Linux-mm Archive on lore.kernel.org
 help / color / Atom feed
From: Hugh Dickins <hughd@google.com>
To: Andrew Morton <akpm@linux-foundation.org>
Cc: "Kirill A. Shutemov" <kirill.shutemov@linux.intel.com>,
	 Andrea Arcangeli <aarcange@redhat.com>,
	Song Liu <songliubraving@fb.com>,
	 linux-kernel@vger.kernel.org, linux-mm@kvack.org
Subject: [PATCH] khugepaged: collapse_pte_mapped_thp() protect the pmd lock
Date: Sun, 2 Aug 2020 12:15:24 -0700 (PDT)
Message-ID: <alpine.LSU.2.11.2008021213070.27773@eggly.anvils> (raw)
In-Reply-To: <alpine.LSU.2.11.2008021204390.27773@eggly.anvils>

When retract_page_tables() removes a page table to make way for a huge
pmd, it holds huge page lock, i_mmap_lock_write, mmap_write_trylock and
pmd lock; but when collapse_pte_mapped_thp() does the same (to handle
the case when the original mmap_write_trylock had failed), only
mmap_write_trylock and pmd lock are held.
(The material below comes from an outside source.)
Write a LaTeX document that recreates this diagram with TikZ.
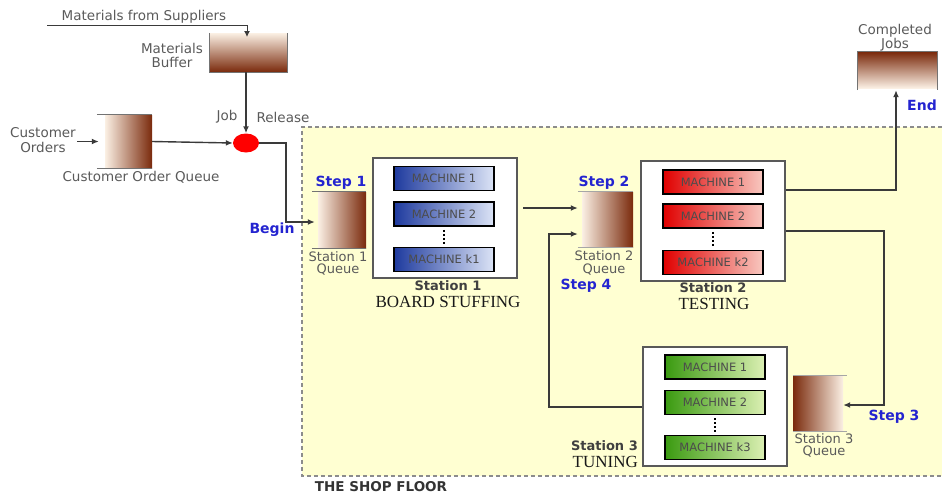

That's not enough.  One machine has twice crashed under load, with
"BUG: spinlock bad magic" and GPF on 6b6b6b6b6b6b6b6b.  Examining the
second crash, page_vma_mapped_walk_done()'s spin_unlock of pvmw->ptl
(serving page_referenced() on a file THP, that had found a page table
at *pmd) discovers that the page table page and its lock have already
been freed by the time it comes to unlock.

Follow the example of retract_page_tables(), but we only need one of
huge page lock or i_mmap_lock_write to secure against this: because it's
the narrower lock, and because it simplifies collapse_pte_mapped_thp()
to know the hpage earlier, choose to rely on huge page lock here.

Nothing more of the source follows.